I proceed to Laguna Seca and hop in next to Hallmark, who’s driving first. As we wait he tells me about the time he left the tarmac at Laguna in the £25m Number Two Blower, at the left-hander after the corkscrew, but gathered it up like a pro. Not filling me with confidence here Adrian, but he cruises a lap with aplomb before making way for muggins. I discover several things: having the Big Boss next to you as you smash your way through a non-synchro gearbox on the multimillion pound car he owns, isn’t the most comfortable experience. Not sure I’ve ever said “sorry” that many times in the space of a few minutes, but he seems to be enjoying himself and doesn’t try to throttle me, so I call that a pass.
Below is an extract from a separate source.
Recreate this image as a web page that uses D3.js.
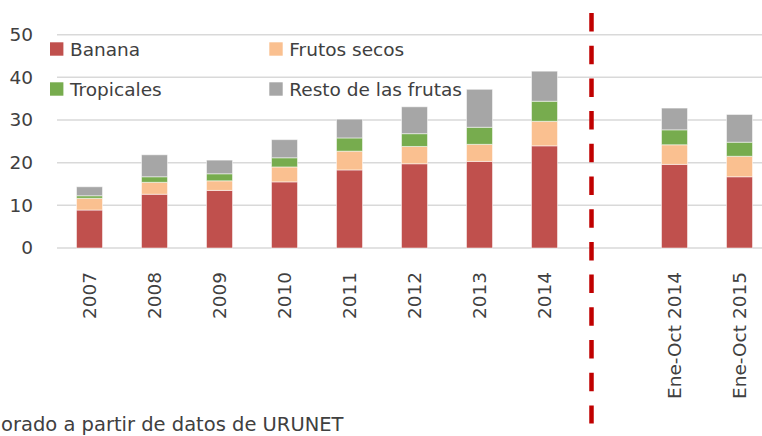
<!DOCTYPE html>
<html>
<head>
<meta charset="utf-8">
<script src="https://cdn.jsdelivr.net/npm/d3@7"></script>
<style>
  body { margin: 0; background: #fff; }
  text { font-family: 'DejaVu Sans', sans-serif; fill: #404040; }
</style>
</head>
<body>
<div id="chart"></div>
<script>
// Values
const periods = ['2007', '2008', '2009', '2010', '2011', '2012', '2013', '2014', 'Ene-Oct 2014', 'Ene-Oct 2015'];
const banana      = [8.9, 12.6, 13.5, 15.5, 18.3, 19.75, 20.3, 23.95, 19.6, 16.7];
const frutosSecos = [2.75, 2.8, 2.25, 3.5, 4.4, 4.05, 4.0, 5.75, 4.6, 4.8];
const tropicales  = [0.6, 1.3, 1.65, 2.15, 3.1, 3.0, 4.0, 4.7, 3.5, 3.3];
const resto       = [2.1, 5.15, 3.2, 4.25, 4.4, 6.3, 8.9, 7.05, 5.1, 6.5];
const seriesNames = ['Banana', 'Frutos secos', 'Tropicales', 'Resto de las frutas'];
const seriesColors = ['#C0504D', '#FAC090', '#77AC4E', '#A6A6A6'];
const yTicks = [0, 10, 20, 30, 40, 50];
// the reference shows the note already cut at its left edge
const sourceNote = 'orado a partir de datos de URUNET';

const width = 762, height = 436;
const svg = d3.select('#chart').append('svg')
  .attr('width', width)
  .attr('height', height);

// blank slot between annual and partial-year data
const domain = periods.slice(0, 8).concat(['__sep__'], periods.slice(8));
const x = d3.scaleBand()
  .domain(domain)
  .range([57, 772])
  .paddingInner(0.6)
  .paddingOuter(0.3);

const y = d3.scaleLinear().domain([0, 50]).range([248, 34.7]);

// gridlines
svg.append('g')
  .selectAll('line')
  .data(yTicks)
  .enter().append('line')
  .attr('x1', 57)
  .attr('x2', width)
  .attr('y1', d => y(d))
  .attr('y2', d => y(d))
  .attr('stroke', '#D9D9D9')
  .attr('stroke-width', 1.5);

// y tick labels
svg.append('g')
  .selectAll('text')
  .data(yTicks)
  .enter().append('text')
  .attr('x', 33)
  .attr('y', d => y(d))
  .attr('dy', '0.35em')
  .attr('text-anchor', 'end')
  .style('font-size', '18.5px')
  .text(d => d);

// stacked bars
const rows = periods.map((p, i) => ({
  period: p,
  'Banana': banana[i],
  'Frutos secos': frutosSecos[i],
  'Tropicales': tropicales[i],
  'Resto de las frutas': resto[i]
}));
const stacked = d3.stack().keys(seriesNames)(rows);

svg.append('g')
  .selectAll('g')
  .data(stacked)
  .enter().append('g')
  .attr('fill', (d, i) => seriesColors[i])
  .selectAll('rect')
  .data(d => d)
  .enter().append('rect')
  .attr('x', d => x(d.data.period))
  .attr('width', x.bandwidth())
  .attr('y', d => y(d[1]))
  .attr('height', d => y(d[0]) - y(d[1]))
  .attr('stroke', '#fff')
  .attr('stroke-opacity', 0.5)
  .attr('stroke-width', 1);

// rotated category labels
svg.append('g')
  .selectAll('text')
  .data(periods)
  .enter().append('text')
  .attr('transform', d => `translate(${x(d) + x.bandwidth() / 2},272) rotate(-90)`)
  .attr('dy', '0.35em')
  .attr('text-anchor', 'end')
  .style('font-size', '18.5px')
  .text(d => d);

// legend (2 x 2)
const legend = svg.append('g');
seriesNames.forEach((name, i) => {
  const lx = i % 2 === 0 ? 50 : 269.3;
  const ly = i < 2 ? 49 : 89;
  legend.append('rect')
    .attr('x', lx)
    .attr('y', ly - 6.7)
    .attr('width', 13.4)
    .attr('height', 13.4)
    .attr('fill', seriesColors[i]);
  legend.append('text')
    .attr('x', lx + 20)
    .attr('y', ly + 6.7)
    .style('font-size', '18.5px')
    .text(name);
});

// red dashed separator
const sepX = x('__sep__') - 5;
svg.append('line')
  .attr('x1', sepX).attr('x2', sepX)
  .attr('y1', 13).attr('y2', 423.5)
  .attr('stroke', '#C00000')
  .attr('stroke-width', 4.5)
  .attr('stroke-dasharray', '18.5 14.2');

// source note
svg.append('text')
  .attr('x', 1)
  .attr('y', 430.5)
  .style('font-size', '19.5px')
  .text(sourceNote);
</script>
</body>
</html>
I also learn getting a twin tracking shot of an old smoker next to a Le Mans-winning Speed 8 racer is a spectacular mismatch – one wants to chug along, the other constantly straining at the leash. Still, I follow the old automotive photography mantra that if it doesn’t feel like you’re about to have a crash, it’s probably not a good photo, and position myself uncomfortably close. The result I fully intend to get framed.
Then, with the sweet taste of success getting my juices flowing, we arrive at In-N-Out Burger for a victory lap, queue up behind a series of perplexed Prius and Altima drivers and claim thy prize. Would Birkin be proud? Not sure, but I bet he’d take his double-double animal style.